Reader Mike told me about IpVenture, Inc. v. Prostar Computer, Inc. (Fed. Cir. Sept. 28, 2007). I’m delighted that he did, because it’s yet another case that I can point to in making the argument that to control your drafting you need to clearly distinguish one category of contract language from another.
IpVenture owns and licenses patents on inventions relating to management of personal computers. One of its owners is C. Douglass Thomas. In 2003, IpVenture sued Prostar and another computer manufacturer for infringing its patent. The defendants sued for dismissal on the grounds that IpVenture didn’t own the entire interest in the patent, due to Thomas’s obligations under his employment contract with Hewlett-Packard, where he worked from 1992 to 1995. The district court agreed and dismissed the suit, but the Court of Appeals for the Federal Circuit held that the dismissal had been in error, because IpVenture had not assigned HP an interest in the patent and HP had disclaimed any interest in it.

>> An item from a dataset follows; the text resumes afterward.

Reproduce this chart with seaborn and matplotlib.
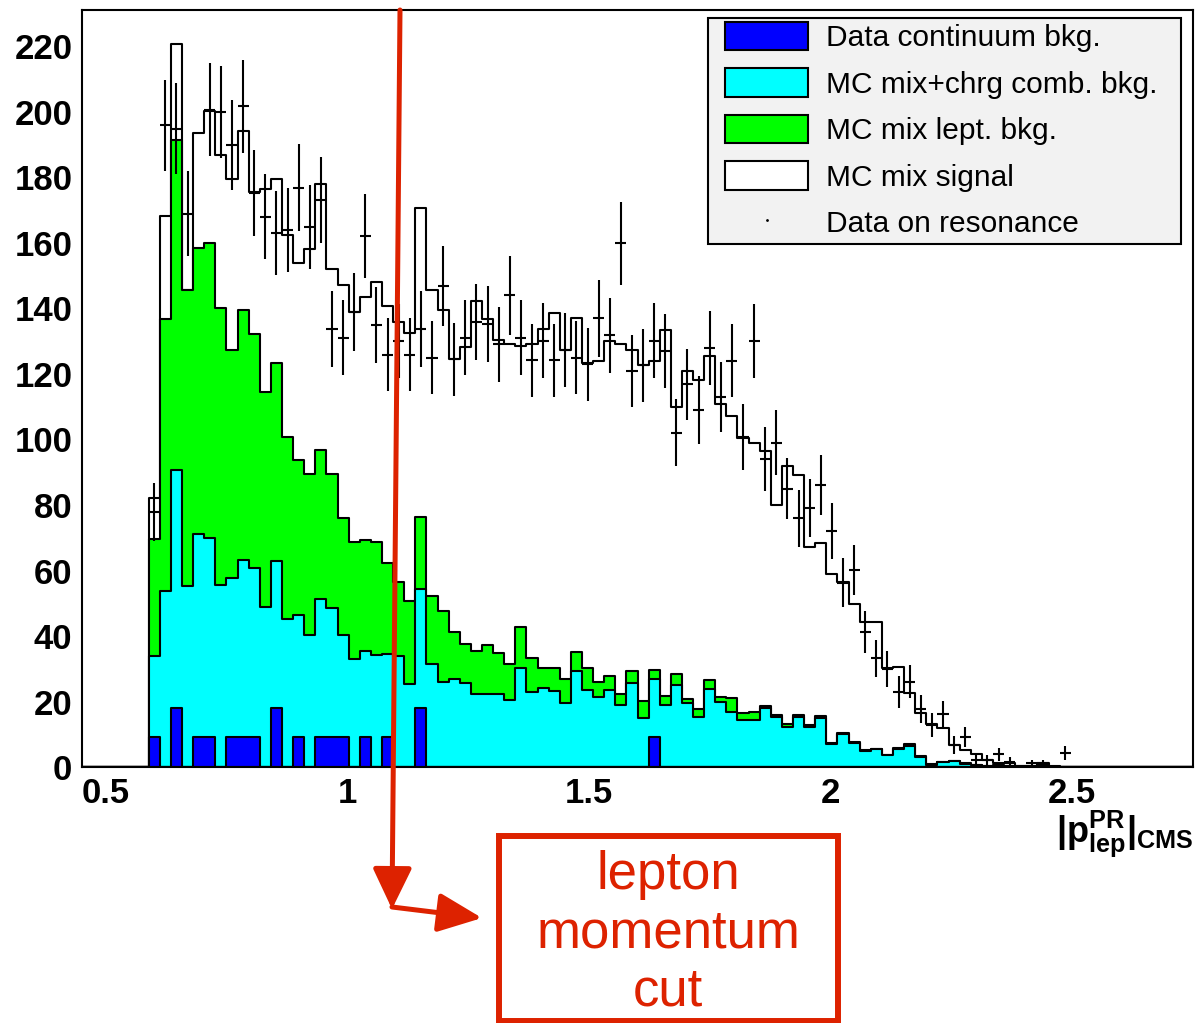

The patent in question was filed in 1994, while Thomas was employement by HP. Thomas’s employment agreement contained the following provision:
This Agreement also concerns inventions and discoveries (whether or not patentable) … (hereinafter called “Proprietary Developments”) that are conceived or made by me alone or with others while I am employed by HP; that relate to the research and development of the business of HP, or result from work performed by me for HP; or that do not qualify under the prevailing provisions of California Labor Code Section 2870. Such Proprietary Developments are the sole property of HP, and I agree:
a. to disclose them promptly to HP;
b. to assign them to HP; and
c. to execute all documents and cooperate with HP in all necessary activities to obtain patent, copyright, mask work, and/or trade secret protection in all countries, HP to pay the expenses.
The district court concluded that “I agree … to assign” constituted an assignment of all Proprietary Developments to HP and was equivalent to “does hereby grant.” The district court declined to consider, on the grounds that it had been entered into after the suit was filed, a 2005 agreement between IpVenture and HP in which HP acknowledged not having any rights in the patent.
The Court of Appeals for the Federal Circuit disagreed with the district court, holding that the agreement to assign “must be implemented by written assignment.” The CAFC also held that the district court should have taken into account HP’s statement in the 2005 agreement, as it served to remove any uncertainty regarding the language of the employment agreement.
The principal lesson I draw from this case is that it’s best not to use agrees to to express an obligation—someone might be inclined to argue that it’s in fact language of performance. The CAFC in effect held that “I agree to assign” constitutes language of obligation, not language of performance. I concur that given the context, that’s clearly the only sensible interpretation. Nevertheless, I can see how, if semantic acuity isn’t your strong point, you might think otherwise. And more to the point, in this case a litigator was willing to go to court to argue that “I agree to assign” constitutes language of performance, and the first court to hear the argument agreed.
As a general matter, it’s commonplace for drafters to use language of obligation (as in Acme shall purchase the Shares as of the date of this agreement) when they’d be better off using language of performance (as in Acme hereby purchases the Shares).
By the way, if I had drafted the HP employment agreement and had wanted to express language of obligation, I would have said “I must assign.” (I think it best to use must instead of shall in agreements that use the first or second person—such agreements are analogous to consumer contracts.)